De la servitude volontaire du commentateur à Aristote
Résumé
La littérature commentariste, et en particulier les commentaires aux oeuvres d’Aristote, connaissent un renouveau important, marqué en particulier par l’entreprise de R. Sorabji (Ancient Commentators on Aristotle project). Son intérêt pour l’historien de la philosophie est indéniable, mais c’est sous un autre angle que nous interrogeons cette littérature et ce corpus, dans une période précise (ive-vie siècles) en posant la question de la possibilité pour une pensée philosophique originale de s’exprimer dans le contexte pédagogique et le genre du commentaire – format de prédilection des philosophes néoplatoniciens – qui pousse à un certain conservatisme. Le passeur qu’est le commentateur s’autorise-t-il à penser, en un sens qui n’est pas de simple lieutenance, dans le cadre devenu extrêmement rigide de son agenda commentariste ? Les conditionnements sont en effet multiples : (1) structure littéraire très formalisée du commentaire, et devoir de reprise de la tradition secondaire ; (2) statut de propédeutique à la philosophie platonicienne attribué à certaines oeuvres privilégiées d’Aristote ; (3) programme “concordiste” visant à harmoniser la pensée des deux philosophes et à désamorcer les antagonismes.
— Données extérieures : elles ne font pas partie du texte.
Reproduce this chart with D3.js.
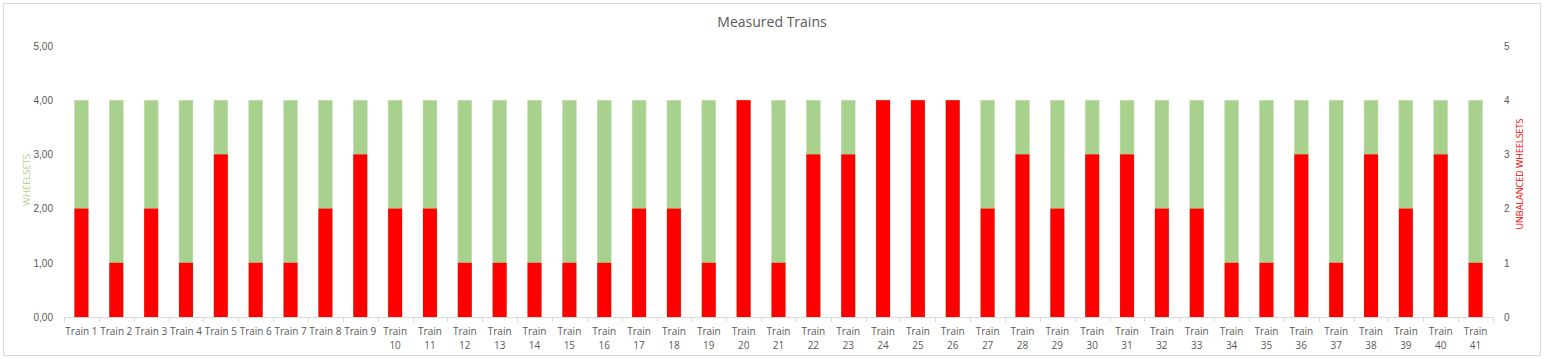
<!DOCTYPE html>
<html><head><meta charset="utf-8">
<script src="https://cdn.jsdelivr.net/npm/d3@7"></script>
<style>body{margin:0;background:#fff;}svg{display:block;font-family:"Open Sans","Liberation Sans",sans-serif;}</style>
</head><body>
<svg id="c" width="1545" height="359"></svg>
<script>
const categories = d3.range(1, 42).map(i => "Train " + i);
const wheelsets = Array(41).fill(4);
const unbalanced = [2,1,2,1,3,1,1,2,3,2,2,1,1,1,1,1,2,2,1,4,1,3,3,4,4,4,2,3,2,3,3,2,2,1,1,3,1,3,2,3,1];
const leftTicks = [0,1,2,3,4,5];
const rightTicks = [0,1,2,3,4,5];

const svg = d3.select("#c");
const W = 1545, H = 359;
const m = {left: 64, right: 52, top: 46, bottom: 42};
const x0 = m.left, x1 = W - m.right, yTop = m.top, yBot = H - m.bottom;

svg.append("rect").attr("x",3.5).attr("y",3.5).attr("width",1537).attr("height",352)
  .attr("fill","#fff").attr("stroke","#d9d9d9");

const x = d3.scaleBand().domain(categories).range([x0, x1]).paddingInner(0.6).paddingOuter(0.3);
const yL = d3.scaleLinear().domain([0,5]).range([yBot, yTop]);
const yR = d3.scaleLinear().domain([0,5]).range([yBot, yTop]);

svg.append("text").attr("x", 772).attr("y", 27).attr("text-anchor","middle")
  .attr("font-size", 14).attr("fill","#595959").text("Measured Trains");

// bars
svg.append("g").selectAll("rect").data(categories).join("rect")
  .attr("x", d => x(d)).attr("width", x.bandwidth())
  .attr("y", (d,i) => yL(wheelsets[i])).attr("height", (d,i) => yL(0) - yL(wheelsets[i]))
  .attr("fill", "#A9D18E").attr("stroke","#C5E0B4").attr("stroke-width",0.5);
svg.append("g").selectAll("rect").data(categories).join("rect")
  .attr("x", d => x(d)).attr("width", x.bandwidth())
  .attr("y", (d,i) => yR(unbalanced[i])).attr("height", (d,i) => yR(0) - yR(unbalanced[i]))
  .attr("fill", "#FF0000");

// left axis
const gl = svg.append("g").attr("transform", `translate(${x0},0)`)
  .call(d3.axisLeft(yL).tickValues(leftTicks).tickSize(0).tickPadding(11).tickFormat(d => d3.format(".2f")(d).replace(".", ",")));
gl.select(".domain").remove();
gl.selectAll("text").attr("font-size", 10).attr("fill", "#595959").attr("font-family","inherit");

// right axis
const gr = svg.append("g").attr("transform", `translate(${x1},0)`)
  .call(d3.axisRight(yR).tickValues(rightTicks).tickSize(0).tickPadding(11).tickFormat(d3.format("d")));
gr.select(".domain").remove();
gr.selectAll("text").attr("font-size", 10).attr("fill", "#595959").attr("font-family","inherit");

// x axis
const step = x.step();
svg.append("line").attr("x1", x0).attr("x2", x1).attr("y1", yBot + 0.5).attr("y2", yBot + 0.5).attr("stroke", "#d9d9d9");
const bounds = categories.map(c => x(c) - x.paddingInner()*step/2).concat([x1]);
svg.append("g").selectAll("line").data(bounds).join("line")
  .attr("x1", d => Math.round(d)+0.5).attr("x2", d => Math.round(d)+0.5)
  .attr("y1", yBot).attr("y2", yBot + 5).attr("stroke", "#d9d9d9");
const xl = svg.append("g").selectAll("text").data(categories).join("text")
  .attr("x", d => x(d) + x.bandwidth()/2).attr("y", yBot + 18)
  .attr("text-anchor","middle").attr("font-size", 10).attr("fill","#595959");
xl.each(function(d){
  const t = d3.select(this);
  const parts = d.split(" ");
  if (+parts[1] >= 10) {
    t.append("tspan").attr("x", t.attr("x")).attr("dy", 0).text(parts[0]);
    t.append("tspan").attr("x", t.attr("x")).attr("dy", 14).text(parts[1]);
  } else t.text(d);
});

// axis titles
svg.append("text").attr("transform", `translate(30,180) rotate(-90)`)
  .attr("text-anchor","middle").attr("font-size", 9.5).attr("fill","#A9D18E").text("WHEELSETS");
svg.append("text").attr("transform", `translate(1523,174) rotate(-90)`)
  .attr("text-anchor","middle").attr("font-size", 9).attr("fill","#FF0000").text("UNBALANCED WHEELSETS");
</script>
</body></html>
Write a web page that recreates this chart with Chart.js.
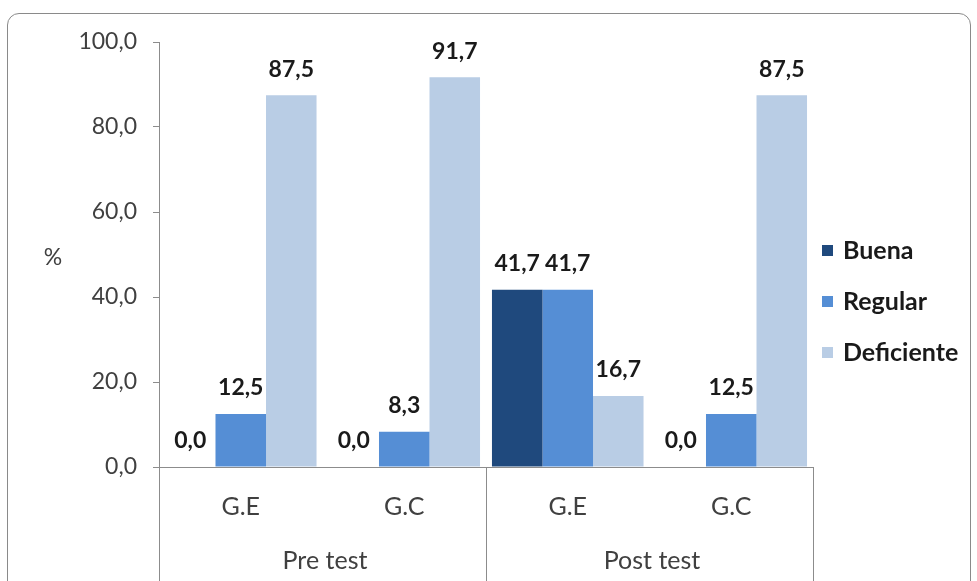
<!DOCTYPE html>
<html>
<head>
<meta charset="utf-8">
<script src="https://cdn.jsdelivr.net/npm/chart.js@4/dist/chart.umd.min.js"></script>
<style>
  html, body { margin: 0; padding: 0; background: #fff; }
  #frame {
    position: absolute; left: 7px; top: 13px; width: 964px; height: 600px;
    border: 1px solid #8a8a8a; border-radius: 12px; box-sizing: border-box;
  }
  #wrap { position: absolute; left: 0; top: 0; width: 977px; height: 581px; }
</style>
</head>
<body>
<div id="frame"></div>
<div id="wrap"><canvas id="resultsChart"></canvas></div>
<script>
const groups = ['G.E', 'G.C', 'G.E', 'G.C'];
const phases = ['Pre test', 'Post test'];
const buena = [0.0, 0.0, 41.7, 0.0];
const regular = [12.5, 8.3, 41.7, 12.5];
const deficiente = [87.5, 91.7, 16.7, 87.5];
const yTicks = [0, 20, 40, 60, 80, 100];

const FONT = 'Lato, "Open Sans", sans-serif';
const fmt = v => v.toFixed(1).replace('.', ',');

// value labels above each bar, "%" title, legend and the two-level category axis
const extras = {
  id: 'extras',
  afterDatasetsDraw(chart) {
    const ctx = chart.ctx;
    ctx.save();
    ctx.font = 'bold 23px ' + FONT;
    ctx.fillStyle = '#1a1a1a';
    ctx.textAlign = 'center';
    ctx.textBaseline = 'middle';
    chart.data.datasets.forEach((ds, i) => {
      chart.getDatasetMeta(i).data.forEach((bar, j) => {
        ctx.fillText(fmt(ds.data[j]), bar.x, bar.y - 26);
      });
    });
    ctx.restore();
  },
  afterDraw(chart) {
    const ctx = chart.ctx;
    const x = chart.scales.x;
    const area = chart.chartArea;
    const half = (x.getPixelForValue(1) - x.getPixelForValue(0)) / 2;
    ctx.save();
    ctx.fillStyle = '#404040';
    ctx.font = '23px ' + FONT;
    ctx.textAlign = 'center';
    ctx.textBaseline = 'middle';
    ctx.fillText('%', 53, (area.top + area.bottom) / 2 + 3);

    // group separators and phase labels below the category ticks
    ctx.strokeStyle = '#8c8c8c';
    ctx.lineWidth = 1;
    const bounds = [0, 2, 4].map(i => Math.round(x.getPixelForValue(i) - half) + 0.5);
    bounds.forEach(px => {
      ctx.beginPath();
      ctx.moveTo(px, area.bottom);
      ctx.lineTo(px, chart.height);
      ctx.stroke();
    });
    ctx.font = '25px ' + FONT;
    phases.forEach((p, k) => {
      ctx.fillText(p, (bounds[k] + bounds[k + 1]) / 2 + 2, 561);
    });

    // legend on the right
    ctx.textAlign = 'left';
    ctx.font = 'bold 25px ' + FONT;
    chart.data.datasets.forEach((ds, i) => {
      const yc = 250 + i * 51;
      ctx.fillStyle = ds.backgroundColor;
      ctx.fillRect(area.right + 9, yc - 5, 11, 11);
      ctx.fillStyle = '#1a1a1a';
      ctx.fillText(ds.label, area.right + 30, yc + 1);
    });
    ctx.restore();
  }
};

new Chart(document.getElementById('resultsChart'), {
  type: 'bar',
  data: {
    labels: groups,
    datasets: [
      { label: 'Buena', data: buena, backgroundColor: '#1F497D' },
      { label: 'Regular', data: regular, backgroundColor: '#558ED5' },
      { label: 'Deficiente', data: deficiente, backgroundColor: '#B9CDE5' }
    ]
  },
  options: {
    responsive: true,
    maintainAspectRatio: false,
    animation: false,
    categoryPercentage: 0.927,
    barPercentage: 1,
    layout: { padding: { top: 42, right: 164, bottom: 0, left: 0 } },
    plugins: {
      tooltip: { enabled: false },
      legend: { display: false }
    },
    scales: {
      x: {
        grid: { display: false },
        border: { color: '#8c8c8c' },
        ticks: { color: '#404040', font: { family: FONT, size: 25 }, padding: 17 },
        afterFit(scale) { scale.height = 114; }
      },
      y: {
        min: 0,
        max: 100,
        afterBuildTicks(scale) { scale.ticks = yTicks.map(v => ({ value: v })); },
        grid: { drawOnChartArea: false, tickLength: 6, color: '#8c8c8c' },
        border: { color: '#8c8c8c' },
        ticks: {
          color: '#404040',
          font: { family: FONT, size: 23 },
          padding: 16,
          callback: v => fmt(v)
        },
        afterFit(scale) { scale.width = 159; }
      }
    }
  },
  plugins: [extras]
});
</script>
</body>
</html>
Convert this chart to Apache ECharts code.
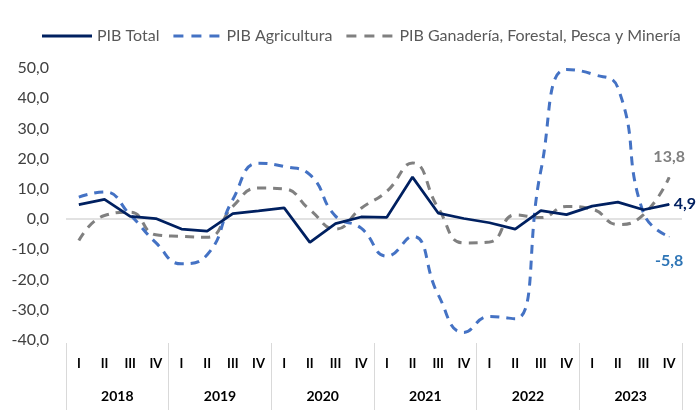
<!DOCTYPE html>
<html>
<head>
<meta charset="utf-8">
<script src="https://cdn.jsdelivr.net/npm/echarts@6/dist/echarts.min.js"></script>
<style>
  html, body { margin: 0; padding: 0; background: #fff; }
  #chart { width: 700px; height: 420px; }
</style>
</head>
<body>
<div id="chart"></div>
<script>
  // datos trimestrales 2018-2023 (variación %)
  const quarters = ['I', 'II', 'III', 'IV', 'I', 'II', 'III', 'IV', 'I', 'II', 'III', 'IV',
    'I', 'II', 'III', 'IV', 'I', 'II', 'III', 'IV', 'I', 'II', 'III', 'IV']
  const years = ['2018', '2019', '2020', '2021', '2022', '2023']
  const yTicks = { min: -40, max: 50, interval: 10 }

  const pibTotal = [4.8, 6.5, 0.9, 0.2, -3.3, -4.0, 1.8, 2.7, 3.7, -7.7, -1.5, 0.7,
    0.6, 13.9, 2.0, 0.2, -1.2, -3.3, 2.8, 1.5, 4.3, 5.6, 3.1, 4.9]
  const pibAgricultura = [7.3, 9.0, 1.4, -7.8, -14.8, -11.8, 6.5, 18.5, 17.4, 14.7, 1.0, -3.0,
    -12.3, -5.7, -25.0, -37.5, -32.2, -33.0, 16.0, 49.5, 48.0, 43.5, 2.0, -5.8]
  const pibGanaderia = [-7.1, 1.2, 2.3, -5.2, -5.7, -6.0, 4.2, 10.3, 10.0, 3.1, -3.3, 3.6,
    9.2, 18.6, 3.7, -7.9, -7.6, 1.4, 0.5, 4.2, 3.3, -1.8, 1.5, 13.8]

  const fmt = v => v.toFixed(1).replace('.', ',')

  // solo el último punto lleva etiqueta
  function withLastLabel (arr, label) {
    return arr.map((v, i) => {
      if (i !== arr.length - 1) return v
      return {
        value: v,
        symbol: 'circle',
        symbolSize: 1,
        label: Object.assign({
          show: true,
          fontWeight: 'bold',
          fontSize: 16,
          fontFamily: 'Lato',
          formatter: p => fmt(p.value)
        }, label)
      }
    })
  }

  // iconos de leyenda: línea continua y discontinua
  const iconSolid = 'path://M0,0h50v3h-50z'
  const iconDash = 'path://M0,0h10v3h-10z M18,0h10v3h-10z M36,0h10v3h-10z'

  const myChart = echarts.init(document.querySelector('#chart'))

  // línea del cero solamente
  const splitColors = []
  for (let v = yTicks.min; v <= yTicks.max; v += yTicks.interval) {
    splitColors.push(v === 0 ? '#d9d9d9' : 'rgba(0,0,0,0)')
  }

  const option = {
    animation: false,
    textStyle: { fontFamily: 'Lato' },
    legend: {
      left: 37,
      top: 23,
      itemWidth: 50,
      itemHeight: 3,
      itemGap: 14,
      textStyle: { fontSize: 16, color: '#595959', fontFamily: 'Lato' },
      data: [
        { name: 'PIB Total', icon: iconSolid },
        { name: 'PIB Agricultura', icon: iconDash },
        { name: 'PIB Ganadería, Forestal, Pesca y Minería', icon: iconDash }
      ]
    },
    grid: { left: 66, right: 18, top: 68, bottom: 80 },
    xAxis: [
      {
        type: 'category',
        data: quarters,
        position: 'bottom',
        axisLine: { show: false },
        axisTick: { show: false },
        axisLabel: { interval: 0, margin: 17, fontSize: 13, fontWeight: 'bold', color: '#000' }
      },
      {
        type: 'category',
        data: years,
        position: 'bottom',
        offset: 3,
        axisLine: { show: false },
        axisTick: { show: true, length: 67, interval: 0, lineStyle: { color: '#d9d9d9', width: 1 } },
        axisLabel: { interval: 0, margin: 46, fontSize: 14, fontWeight: 'bold', color: '#000' }
      }
    ],
    yAxis: {
      type: 'value',
      min: yTicks.min,
      max: yTicks.max,
      interval: yTicks.interval,
      axisLine: { show: false },
      axisTick: { show: false },
      axisLabel: { margin: 17, fontSize: 16, color: '#404040', formatter: v => fmt(v) },
      splitLine: { show: true, lineStyle: { color: splitColors, width: 1.5 } }
    },
    series: [
      {
        name: 'PIB Ganadería, Forestal, Pesca y Minería',
        type: 'line',
        smooth: true,
        symbol: 'none',
        z: 2,
        lineStyle: { color: '#808080', width: 3, type: [9, 7] },
        itemStyle: { color: '#808080' },
        data: withLastLabel(pibGanaderia, { position: 'top', distance: 12, color: '#808080' })
      },
      {
        name: 'PIB Agricultura',
        type: 'line',
        smooth: true,
        symbol: 'none',
        z: 3,
        lineStyle: { color: '#4472C4', width: 3, type: [9, 7] },
        itemStyle: { color: '#4472C4' },
        data: withLastLabel(pibAgricultura, { position: 'bottom', distance: 16, color: '#2E75B6' })
      },
      {
        name: 'PIB Total',
        type: 'line',
        symbol: 'none',
        z: 4,
        lineStyle: { color: '#002060', width: 2.75 },
        itemStyle: { color: '#002060' },
        data: withLastLabel(pibTotal, { position: 'right', distance: 4, color: '#002060' })
      }
    ]
  }

  myChart.setOption(option)
</script>
</body>
</html>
Il apparaît que même les développements “personnels” de deux commentateurs extrêmes (Simplicius et Philopon), sous forme de fugues clandestines, soulignent le caractère inhibiteur de ce format et la rigidité de l’agenda néoplatonicien. Soumis à une forme de double contrainte, entre exigence d’objectivité et mission conservatrice de validation de l’autorité, le commentateur irrésistiblement cède au trop lourd cahier des charges et fonde sa pensée sur l’allégeance.